(Somebody call the headline police. That’s just embarrassing.)
This Think Progress article wondering if corn was breaking the law by being transformed into ethanol is poorly written, poorly sourced and pretty much just wrong, but it does inadvertently highlight an odd set of contradictory incentives baked into the renewable fuel standard.
Corn ethanol may be breaking the law, according to a study from last month, “Cropland Expansion Outpaces Agricultural and Biofuel Policies in the United States.”
It appears that corn was caught yellow-handed by University of Wisconsin-Madison researchers in a plot with other crops like soy to replace “millions of acres of grasslands.” But scientists named corn the ring-leader: “Corn was the most common crop planted directly on new land.”
I know you’re wondering, “since when is it illegal to replace carbon-storing grassland with the Walter White of Biofuels?” Answer: Since the federal Renewable Fuel Standard (RFS), “which requires blending of gasoline with biofuels that are supposed to be grown only on pre-existing cropland, in order to minimize land-use change and its associated greenhouse gas emissions,” as the UWM news release explains.
Now if only anybody were actually enforcing the law, the anti-hero of biofuels would be perp-walked to prison for destroying the very environment it was supposed to help protect.
The problem is that there hasn’t been the expansion in crop land under cultivation that would trigger enforcement of the restriction. The way the law is written, if the amount of US cropland under cultivation goes above what it was in 2007, then producer are required to show that the corn they are using came from acreage that was already under cultivation in 2007. We aren’t there yet. (And the paper that the Think Progress paper is reporting on has some issues of it’s own.)
What struck me was how the incentives written into the law cut against each other. The Renewable Fuel Standard program creates demand for corn for ethanol by mandating it’s use. But it also constrains the supply by limiting the acres that the corn can be grown on. This kind of dissonance can lead to perverse outcomes. Pushing up demand while limiting supply seems like a recipe for fraud. What else would you expect if you raise the price paid for corn and then tell some farmers that they aren’t allowed to grow corn. Thankfully, that scenario is only theoretical. The trend line for the amount of land under cultivation is downward sloping. Between the remarkable increases in agricultural productivity (high yields, low losses) and the decrease in meat consumption, agriculture is using less and less land to produce more food for a growing population (growing in more ways than one). That’s a very real environmental upside of technologically advanced agriculture.
However, setting a limitation on cultivating new land for ethanol corn calls the question of the sustainability of corn ethanol. One might ask how sustainable it could be if it doesn’t pencil out if you need to plow up new land to produce it. But that says more about how big an impact plowing up new land is than it says about the relative merits of corn ethanol. Plowing up land releases a lot of sequestered carbon and disturbs the existing eco-system more than any other subsequent choice that a farmer makes after that.

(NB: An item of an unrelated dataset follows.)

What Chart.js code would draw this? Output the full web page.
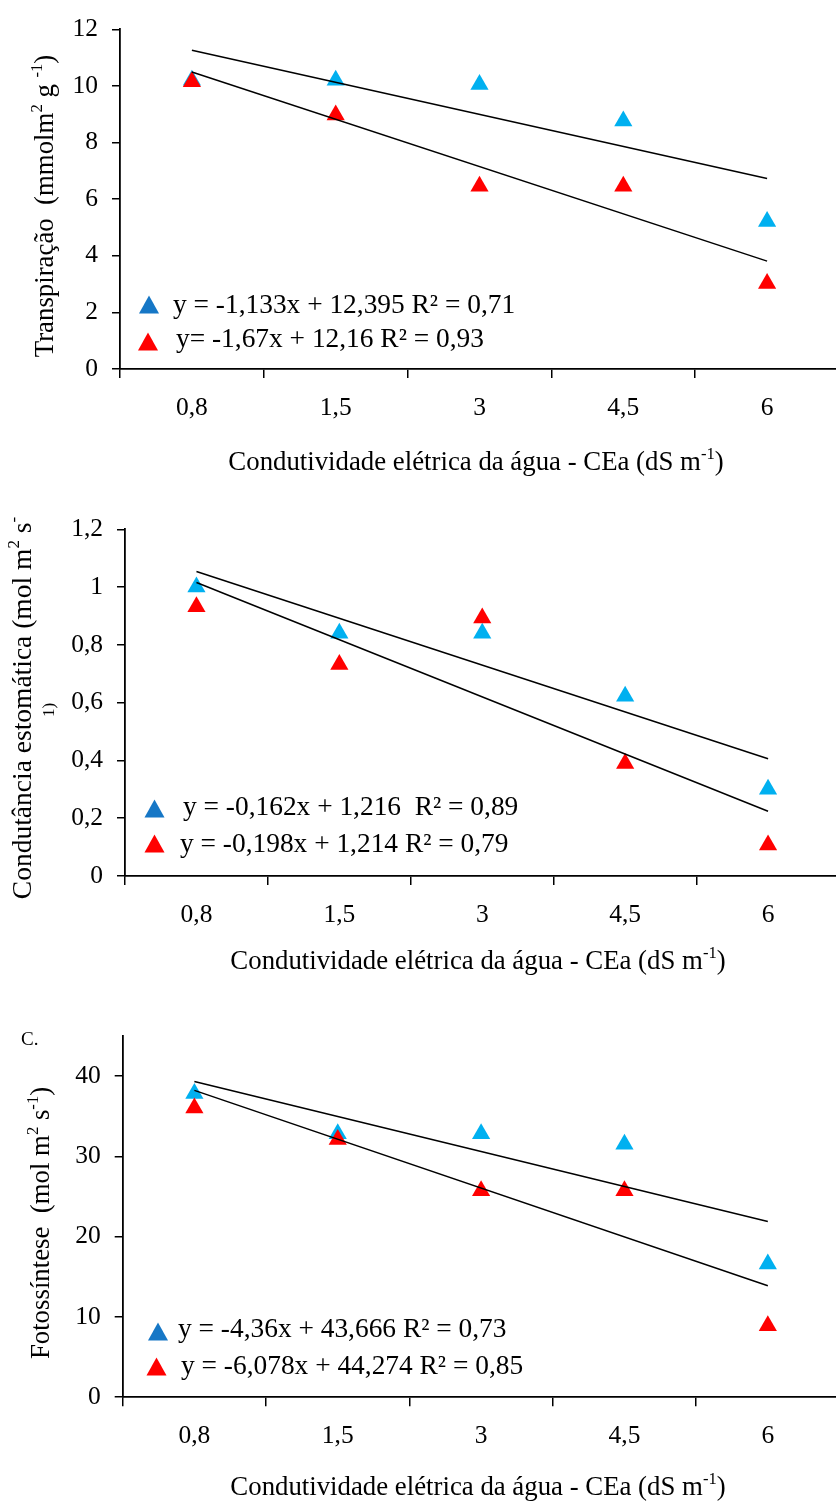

The premise of the legislators was that it IF it is produced on existing farmland, THEN it is a net gain for the environment. But IF it requires plowing under new land, THEN the carbon emissions from plowing up that land will swamp the gains from switching to ethanol from petrol. That may be fine. I haven’t done the deep dive into understanding how all the numbers on ethanol crunch out, but while it shows that corn ethanol is no slam dunk for the environment, hence the conditional logic, it’s OK to recognize that somethings are good under one set of conditions and not good under another set of conditions. I’ve long thought that it’s a shame that more people didn’t learn to program in BASIC during the 80’s. IF that had been the case, THEN more people would have internalized the usefulness of conditional logic. Now that’s a crime.
The FAFDL discussion that inspired and informed this post can be found here.
I’m overdue for a deep dive into the pros and cons of corn ethanol, but I think this lecture by David Tilman of the University of Minnesota is the best point of departure that I’ve come across thus far.
https://www.youtube.com/watch?v=dsd-sWnyz1k







I think in order to get a full perspective on corn ethanol, it’s important to take a peek at the story of sugar ethanol in Brazil. The wiki page alone took me a few days to read and digest, it’s incredibly rich and detailed. I highly recommend checking it out. U.S. trade policy with Brazil that has changed over the years, and there’s been recent political changes in Brazil due to the discovery of oil in their own country that have really flipped things around.
While not applicable to all areas in the U.S., sugar ethanol could be viable (possibly even more appropriate) in some of our southern states, and certainly in other areas of the world, -being watchful for deforestation or conversion issues.
I don’t know how I really feel about ethanol mandates here in the U.S. – I think a carbon tax would let ethanols compete if they truly deliver a favorable energy/carbon ratio. The video you linked makes a strong case for food being a huge 3rd variable as well.